Women are becoming much more prevalent at all levels of farming, but there is undoubtedly a severe lack of BAME (Black, Asian and Minority Ethnic) people working in the fresh produce trade. Bray feels that will change in time, but ultimately it’s a question of geography. “If you look at where a lot of the BAME community lives, it’s in urban areas,” she points out. “By default you’re not going to get people coming into agriculture if you grew up in an urban area. I look at my London-based cousins, and yes they are interested in food and farmers’ markets, but they are not going to work in the farming sector because they are not exposed to it.”

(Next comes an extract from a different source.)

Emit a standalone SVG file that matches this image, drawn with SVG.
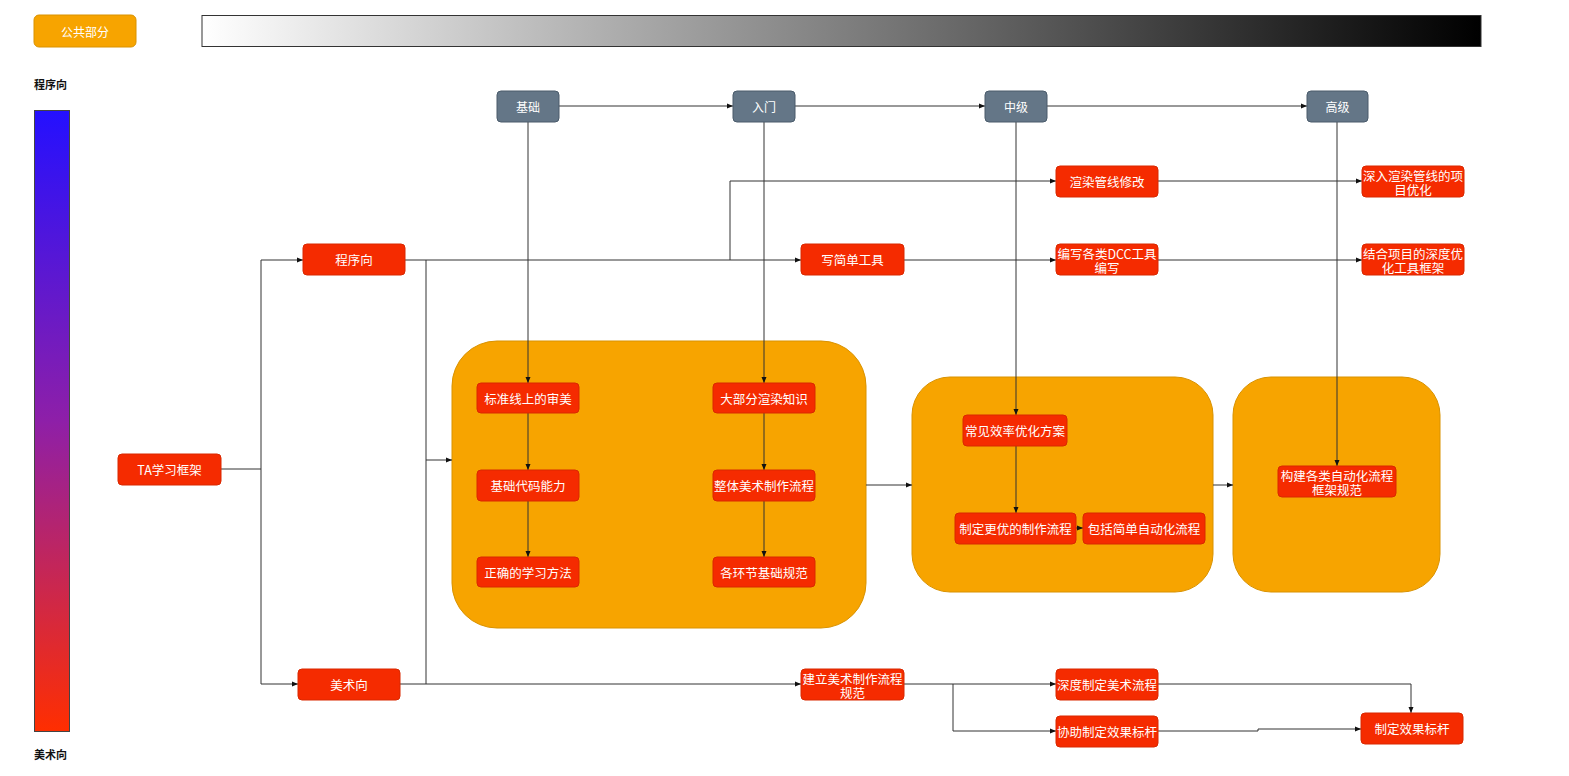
<svg xmlns="http://www.w3.org/2000/svg" width="1569" height="776" viewBox="0 0 1569 776">
<defs>
<linearGradient id="hbar" x1="0" y1="0" x2="1" y2="0"><stop offset="0" stop-color="#ffffff"/><stop offset="1" stop-color="#000000"/></linearGradient>
<linearGradient id="vbar" x1="0" y1="0" x2="0" y2="1"><stop offset="0" stop-color="#2410FF"/><stop offset="0.5" stop-color="#8E1FA8"/><stop offset="1" stop-color="#FF2E00"/></linearGradient>
<marker id="ah" markerWidth="8" markerHeight="8" refX="7" refY="4" orient="auto" markerUnits="userSpaceOnUse"><path d="M1,1.5 L7,4 L1,6.5 Z" fill="#111"/></marker>
<style>
.red{fill:#F52B00;stroke:#D92800;stroke-width:1}
.gray{fill:#647687;stroke:#4A5B6B;stroke-width:1}
.org{fill:#F7A400;stroke:#D99200;stroke-width:1}
.t{font-family:"Noto Sans CJK SC","Liberation Sans",sans-serif;font-size:12.5px;fill:#ffffff;text-anchor:middle;dominant-baseline:central}
.ts{font-family:"Noto Sans CJK SC","Liberation Sans",sans-serif;font-size:12px;fill:#ffffff;text-anchor:middle;dominant-baseline:central}
.lbl{font-family:"Noto Sans CJK SC","Liberation Sans",sans-serif;font-size:11px;font-weight:bold;fill:#111}
.c{fill:none;stroke:#333;stroke-width:1}
.ca{fill:none;stroke:#333;stroke-width:1;marker-end:url(#ah)}
</style>
</defs>
<rect width="1569" height="776" fill="#ffffff"/>
<g id="legend">
<rect x="34" y="15" width="102" height="32" rx="5" class="org"/>
<text x="85" y="31" class="ts">公共部分</text>
<rect x="202" y="15.5" width="1279" height="31" fill="url(#hbar)" stroke="#333" stroke-width="1"/>
<text x="34" y="89" class="lbl">程序向</text>
<rect x="34.5" y="110.5" width="35" height="621" fill="url(#vbar)" stroke="#444" stroke-width="1"/>
<text x="34" y="759" class="lbl">美术向</text>
</g>
<g id="groups">
<rect id="grp-basic" x="452" y="341" width="414" height="287" rx="45" class="org"/>
<rect id="grp-mid" x="912" y="377" width="301" height="215" rx="38" class="org"/>
<rect id="grp-high" x="1233" y="377" width="207" height="215" rx="38" class="org"/>
</g>
<g id="connectors">
<path class="ca" d="M559,106 H733"/>
<path class="ca" d="M795,106 H985"/>
<path class="ca" d="M1047,106 H1307"/>
<path class="ca" d="M528,122 V383"/>
<path class="ca" d="M764,122 V383"/>
<path class="ca" d="M1016,122 V415"/>
<path class="ca" d="M1337,122 V466"/>
<path class="c" d="M221,469 H261"/>
<path class="ca" d="M261,469 V260 H303"/>
<path class="ca" d="M261,469 V684 H298"/>
<path class="ca" d="M405,260 H801"/>
<path class="ca" d="M730,260 V181 H1056"/>
<path class="ca" d="M426,260 V460 H452"/>
<path class="c" d="M426,460 V684"/>
<path class="ca" d="M400,684 H801"/>
<path class="ca" d="M904,260 H1056"/>
<path class="ca" d="M1158,181 H1362"/>
<path class="ca" d="M1158,260 H1362"/>
<path class="ca" d="M528,413 V470"/>
<path class="ca" d="M528,501 V557"/>
<path class="ca" d="M764,413 V470"/>
<path class="ca" d="M764,501 V557"/>
<path class="ca" d="M866,485 H912"/>
<path class="ca" d="M1213,485 H1233"/>
<path class="ca" d="M1016,446 V513"/>
<path class="ca" d="M1076,528 H1083"/>
<path class="ca" d="M904,684 H1056"/>
<path class="ca" d="M953,684 V731 H1056"/>
<path class="ca" d="M1158,684 H1411 V713"/>
<path class="ca" d="M1158,731 H1258 V729 H1361"/>
</g>
<g id="n-jichu"><rect x="497" y="91" width="62" height="31" rx="4" class="gray"/><text x="528" y="106.5" class="ts">基础</text></g>
<g id="n-rumen"><rect x="733" y="91" width="62" height="31" rx="4" class="gray"/><text x="764" y="106.5" class="ts">入门</text></g>
<g id="n-zhongji"><rect x="985" y="91" width="62" height="31" rx="4" class="gray"/><text x="1016" y="106.5" class="ts">中级</text></g>
<g id="n-gaoji"><rect x="1307" y="91" width="61" height="31" rx="4" class="gray"/><text x="1337.5" y="106.5" class="ts">高级</text></g>
<g id="n-ta"><rect x="118" y="454" width="103" height="31" rx="4" class="red"/><text x="169.5" y="469.5" class="t">TA学习框架</text></g>
<g id="n-cxx"><rect x="303" y="244" width="102" height="31" rx="4" class="red"/><text x="354" y="259.5" class="t">程序向</text></g>
<g id="n-msx"><rect x="298" y="669" width="102" height="31" rx="4" class="red"/><text x="349" y="684.5" class="t">美术向</text></g>
<g id="n-xjdgj"><rect x="801" y="244" width="103" height="31" rx="4" class="red"/><text x="852.5" y="259.5" class="t">写简单工具</text></g>
<g id="n-xrgx"><rect x="1056" y="166" width="102" height="31" rx="4" class="red"/><text x="1107" y="181.5" class="t">渲染管线修改</text></g>
<g id="n-dcc"><rect x="1056" y="244" width="102" height="31" rx="4" class="red"/><text class="t"><tspan x="1107" y="253">编写各类DCC工具</tspan><tspan x="1107" y="266.5">编写</tspan></text></g>
<g id="n-srxr"><rect x="1362" y="166" width="102" height="31" rx="4" class="red"/><text class="t"><tspan x="1413" y="175">深入渲染管线的项</tspan><tspan x="1413" y="188.5">目优化</tspan></text></g>
<g id="n-jhxm"><rect x="1362" y="244" width="102" height="31" rx="4" class="red"/><text class="t"><tspan x="1413" y="253">结合项目的深度优</tspan><tspan x="1413" y="266.5">化工具框架</tspan></text></g>
<g id="n-bzxs"><rect x="477" y="383" width="102" height="30" rx="4" class="red"/><text x="528" y="398" class="t">标准线上的审美</text></g>
<g id="n-jcdm"><rect x="477" y="470" width="102" height="31" rx="4" class="red"/><text x="528" y="485.5" class="t">基础代码能力</text></g>
<g id="n-zqxx"><rect x="477" y="557" width="102" height="30" rx="4" class="red"/><text x="528" y="572" class="t">正确的学习方法</text></g>
<g id="n-dbfxr"><rect x="713" y="383" width="102" height="30" rx="4" class="red"/><text x="764" y="398" class="t">大部分渲染知识</text></g>
<g id="n-ztms"><rect x="713" y="470" width="102" height="31" rx="4" class="red"/><text x="764" y="485.5" class="t">整体美术制作流程</text></g>
<g id="n-ghjgf"><rect x="713" y="557" width="102" height="30" rx="4" class="red"/><text x="764" y="572" class="t">各环节基础规范</text></g>
<g id="n-cjxl"><rect x="963" y="415" width="104" height="31" rx="4" class="red"/><text x="1015" y="430.5" class="t">常见效率优化方案</text></g>
<g id="n-zdgy"><rect x="955" y="513" width="121" height="31" rx="4" class="red"/><text x="1015.5" y="528.5" class="t">制定更优的制作流程</text></g>
<g id="n-bkjd"><rect x="1083" y="513" width="122" height="31" rx="4" class="red"/><text x="1144" y="528.5" class="t">包括简单自动化流程</text></g>
<g id="n-gjgl"><rect x="1278" y="466" width="118" height="31" rx="4" class="red"/><text class="t"><tspan x="1337" y="475">构建各类自动化流程</tspan><tspan x="1337" y="488.5">框架规范</tspan></text></g>
<g id="n-jlms"><rect x="801" y="669" width="103" height="31" rx="4" class="red"/><text class="t"><tspan x="852.5" y="678">建立美术制作流程</tspan><tspan x="852.5" y="691.5">规范</tspan></text></g>
<g id="n-sdzd"><rect x="1056" y="669" width="102" height="31" rx="4" class="red"/><text x="1107" y="684.5" class="t">深度制定美术流程</text></g>
<g id="n-xzzd"><rect x="1056" y="716" width="102" height="31" rx="4" class="red"/><text x="1107" y="731.5" class="t">协助制定效果标杆</text></g>
<g id="n-zdxg"><rect x="1361" y="713" width="102" height="31" rx="4" class="red"/><text x="1412" y="728.5" class="t">制定效果标杆</text></g>
</svg>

So does it matter if farming lacks diversity? “It matters, yes, because sometimes I go places and people just look at me and I can tell they want to ask me a question but they don’t know the appropriate way to put it. But people are really just people. People respond to you as they find you, and if you’re able to be approachable, that’s usually what you get back.”
Bray says she was “stunned” and thought it was a hoax when she heard she was being made an MBE, but when she thought about it in more detail she realised just how much she is doing. “When people asked me about it I started to list all the things I do and I thought, ‘when do I sleep’?” she laughs. “Between all the committee meetings and going out to talk to students about nutrition, you just dash from here to there. You realise you are actually making a difference when you think you are just one person doing your small thing. It has a ripple effect.”
It’s a ripple that undoubtedly has even further to spread too.